[begin Information supplied]

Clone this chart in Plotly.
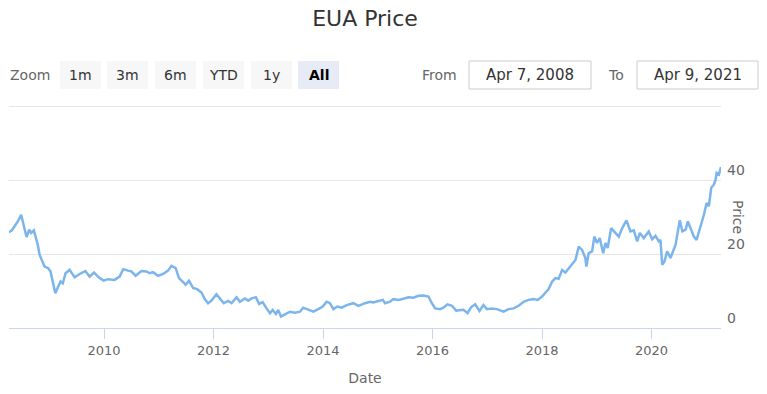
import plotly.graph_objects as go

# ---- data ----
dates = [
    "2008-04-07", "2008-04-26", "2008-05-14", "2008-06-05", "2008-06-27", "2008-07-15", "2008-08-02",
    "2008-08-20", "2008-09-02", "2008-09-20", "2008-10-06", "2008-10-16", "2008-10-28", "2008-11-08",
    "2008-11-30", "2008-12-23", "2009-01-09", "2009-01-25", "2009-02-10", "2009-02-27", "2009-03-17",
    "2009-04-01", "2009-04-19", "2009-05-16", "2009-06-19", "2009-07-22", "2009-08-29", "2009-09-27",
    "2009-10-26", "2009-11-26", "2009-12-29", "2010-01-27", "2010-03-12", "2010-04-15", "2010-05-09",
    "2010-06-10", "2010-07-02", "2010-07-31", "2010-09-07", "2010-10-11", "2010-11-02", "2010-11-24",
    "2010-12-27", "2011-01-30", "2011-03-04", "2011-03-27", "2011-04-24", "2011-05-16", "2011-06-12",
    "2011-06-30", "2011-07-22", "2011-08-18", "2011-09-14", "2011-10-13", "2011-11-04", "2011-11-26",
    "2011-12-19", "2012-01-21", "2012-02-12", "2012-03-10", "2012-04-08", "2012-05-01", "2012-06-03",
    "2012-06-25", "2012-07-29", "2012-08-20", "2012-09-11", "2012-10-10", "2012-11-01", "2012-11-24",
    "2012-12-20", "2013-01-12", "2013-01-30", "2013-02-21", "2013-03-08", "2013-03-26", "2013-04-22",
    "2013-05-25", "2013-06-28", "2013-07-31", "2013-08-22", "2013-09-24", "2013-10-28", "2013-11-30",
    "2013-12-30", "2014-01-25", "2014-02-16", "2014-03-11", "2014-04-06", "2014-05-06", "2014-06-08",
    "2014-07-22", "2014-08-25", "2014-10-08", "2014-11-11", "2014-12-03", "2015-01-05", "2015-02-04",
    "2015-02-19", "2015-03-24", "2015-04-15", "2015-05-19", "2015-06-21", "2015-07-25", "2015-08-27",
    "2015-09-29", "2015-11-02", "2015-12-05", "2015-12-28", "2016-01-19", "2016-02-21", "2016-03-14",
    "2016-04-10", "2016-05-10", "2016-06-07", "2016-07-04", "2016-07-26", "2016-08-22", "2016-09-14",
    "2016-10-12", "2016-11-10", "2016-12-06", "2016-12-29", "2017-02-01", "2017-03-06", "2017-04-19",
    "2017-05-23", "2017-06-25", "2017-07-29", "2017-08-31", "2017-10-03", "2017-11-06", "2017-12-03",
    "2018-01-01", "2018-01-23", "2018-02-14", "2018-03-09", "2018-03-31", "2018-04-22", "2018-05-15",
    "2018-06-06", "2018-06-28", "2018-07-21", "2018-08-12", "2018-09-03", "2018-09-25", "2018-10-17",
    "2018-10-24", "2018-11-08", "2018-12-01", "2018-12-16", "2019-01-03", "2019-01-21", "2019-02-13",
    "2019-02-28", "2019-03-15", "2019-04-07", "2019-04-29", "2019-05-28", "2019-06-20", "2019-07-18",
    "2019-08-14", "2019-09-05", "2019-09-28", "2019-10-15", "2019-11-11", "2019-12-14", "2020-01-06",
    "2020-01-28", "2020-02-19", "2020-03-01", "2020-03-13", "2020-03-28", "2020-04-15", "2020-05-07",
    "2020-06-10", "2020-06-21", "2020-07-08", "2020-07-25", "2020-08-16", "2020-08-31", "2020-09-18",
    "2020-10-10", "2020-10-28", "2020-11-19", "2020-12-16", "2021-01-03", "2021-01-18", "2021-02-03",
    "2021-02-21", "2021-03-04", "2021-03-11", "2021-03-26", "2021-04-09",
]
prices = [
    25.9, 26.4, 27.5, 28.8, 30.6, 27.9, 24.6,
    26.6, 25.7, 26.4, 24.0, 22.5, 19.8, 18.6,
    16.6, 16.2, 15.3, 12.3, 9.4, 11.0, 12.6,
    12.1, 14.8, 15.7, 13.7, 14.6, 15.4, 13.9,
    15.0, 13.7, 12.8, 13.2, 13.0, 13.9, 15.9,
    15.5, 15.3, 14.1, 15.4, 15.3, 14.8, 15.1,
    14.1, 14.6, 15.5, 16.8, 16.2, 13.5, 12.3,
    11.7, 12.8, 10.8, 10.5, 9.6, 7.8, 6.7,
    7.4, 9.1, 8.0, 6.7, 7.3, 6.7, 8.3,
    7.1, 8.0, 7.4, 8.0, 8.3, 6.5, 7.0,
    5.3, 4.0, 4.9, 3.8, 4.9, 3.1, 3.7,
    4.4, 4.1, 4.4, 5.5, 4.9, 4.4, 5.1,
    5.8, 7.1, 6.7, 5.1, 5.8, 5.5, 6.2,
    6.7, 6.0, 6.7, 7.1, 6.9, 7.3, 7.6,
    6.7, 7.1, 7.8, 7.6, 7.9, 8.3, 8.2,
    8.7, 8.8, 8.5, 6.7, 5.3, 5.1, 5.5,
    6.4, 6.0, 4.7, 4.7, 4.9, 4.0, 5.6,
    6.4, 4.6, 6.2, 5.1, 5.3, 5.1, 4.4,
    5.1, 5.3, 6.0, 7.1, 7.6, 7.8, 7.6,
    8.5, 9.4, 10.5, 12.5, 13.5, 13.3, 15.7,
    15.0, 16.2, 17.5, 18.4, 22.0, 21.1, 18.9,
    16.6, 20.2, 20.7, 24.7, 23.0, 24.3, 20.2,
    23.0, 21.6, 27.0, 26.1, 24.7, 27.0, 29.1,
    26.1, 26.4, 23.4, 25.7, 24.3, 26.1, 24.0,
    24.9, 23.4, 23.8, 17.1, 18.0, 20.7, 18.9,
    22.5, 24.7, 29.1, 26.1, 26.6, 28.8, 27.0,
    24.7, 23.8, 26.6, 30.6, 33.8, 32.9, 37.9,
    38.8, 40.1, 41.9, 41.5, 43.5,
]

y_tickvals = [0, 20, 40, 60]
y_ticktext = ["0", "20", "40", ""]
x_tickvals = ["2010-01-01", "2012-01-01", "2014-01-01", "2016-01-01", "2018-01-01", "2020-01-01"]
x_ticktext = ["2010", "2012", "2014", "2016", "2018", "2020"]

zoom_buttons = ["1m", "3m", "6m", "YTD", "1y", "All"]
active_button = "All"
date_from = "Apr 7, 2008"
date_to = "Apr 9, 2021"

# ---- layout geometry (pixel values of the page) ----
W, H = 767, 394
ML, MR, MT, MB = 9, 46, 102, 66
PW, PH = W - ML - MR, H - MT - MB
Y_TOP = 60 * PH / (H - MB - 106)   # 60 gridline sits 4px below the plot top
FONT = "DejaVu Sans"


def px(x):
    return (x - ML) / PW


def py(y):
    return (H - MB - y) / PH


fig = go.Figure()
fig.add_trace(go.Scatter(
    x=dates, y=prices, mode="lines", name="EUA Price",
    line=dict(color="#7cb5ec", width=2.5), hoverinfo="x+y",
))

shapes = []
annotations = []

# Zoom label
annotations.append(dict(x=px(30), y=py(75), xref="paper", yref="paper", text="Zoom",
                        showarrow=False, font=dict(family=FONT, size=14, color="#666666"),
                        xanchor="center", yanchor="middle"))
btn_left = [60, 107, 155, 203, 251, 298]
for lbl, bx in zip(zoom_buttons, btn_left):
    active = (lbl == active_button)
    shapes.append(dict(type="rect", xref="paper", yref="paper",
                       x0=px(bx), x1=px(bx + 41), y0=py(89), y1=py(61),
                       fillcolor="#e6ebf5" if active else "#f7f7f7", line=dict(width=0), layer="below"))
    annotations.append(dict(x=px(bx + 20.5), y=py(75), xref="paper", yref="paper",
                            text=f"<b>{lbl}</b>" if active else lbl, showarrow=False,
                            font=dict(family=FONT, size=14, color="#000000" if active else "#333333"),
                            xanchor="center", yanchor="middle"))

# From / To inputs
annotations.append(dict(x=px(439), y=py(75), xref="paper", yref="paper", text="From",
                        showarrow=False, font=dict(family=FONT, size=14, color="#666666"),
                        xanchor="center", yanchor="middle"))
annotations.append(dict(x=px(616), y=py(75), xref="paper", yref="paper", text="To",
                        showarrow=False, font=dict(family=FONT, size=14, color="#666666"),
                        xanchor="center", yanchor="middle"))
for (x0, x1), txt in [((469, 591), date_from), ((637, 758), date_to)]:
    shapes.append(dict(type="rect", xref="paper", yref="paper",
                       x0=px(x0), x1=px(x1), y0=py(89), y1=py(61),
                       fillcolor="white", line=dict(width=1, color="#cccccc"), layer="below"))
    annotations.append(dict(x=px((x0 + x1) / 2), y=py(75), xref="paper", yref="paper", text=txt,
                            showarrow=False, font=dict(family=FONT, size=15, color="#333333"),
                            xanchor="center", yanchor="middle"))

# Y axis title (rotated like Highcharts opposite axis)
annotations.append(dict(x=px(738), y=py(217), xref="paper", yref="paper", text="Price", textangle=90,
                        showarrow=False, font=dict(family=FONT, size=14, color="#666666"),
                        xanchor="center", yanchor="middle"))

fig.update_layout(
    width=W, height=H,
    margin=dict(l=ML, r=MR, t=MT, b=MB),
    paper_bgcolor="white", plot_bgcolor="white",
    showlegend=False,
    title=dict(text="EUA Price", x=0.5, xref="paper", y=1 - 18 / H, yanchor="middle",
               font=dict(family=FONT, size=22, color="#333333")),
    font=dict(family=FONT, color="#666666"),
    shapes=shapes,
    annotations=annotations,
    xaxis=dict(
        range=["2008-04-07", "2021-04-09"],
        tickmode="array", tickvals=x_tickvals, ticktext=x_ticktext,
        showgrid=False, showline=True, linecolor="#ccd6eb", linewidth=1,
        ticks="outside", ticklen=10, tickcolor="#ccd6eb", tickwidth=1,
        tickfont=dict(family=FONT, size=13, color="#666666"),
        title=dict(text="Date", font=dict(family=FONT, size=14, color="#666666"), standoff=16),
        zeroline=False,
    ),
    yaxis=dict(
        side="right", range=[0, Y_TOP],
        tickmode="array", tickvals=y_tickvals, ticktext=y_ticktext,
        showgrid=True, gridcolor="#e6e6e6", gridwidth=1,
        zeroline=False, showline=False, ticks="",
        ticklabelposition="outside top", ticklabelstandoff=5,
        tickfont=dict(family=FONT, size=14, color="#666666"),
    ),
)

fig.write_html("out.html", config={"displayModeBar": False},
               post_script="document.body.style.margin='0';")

[end Information supplied]

**Aim:** Return, unchanged, the lines from the first line of the material through the line that holds "import plotly.graph_objects as go", inclusive, omitting pictures.

**Answer for the task:**
Clone this chart in Plotly.
import plotly.graph_objects as go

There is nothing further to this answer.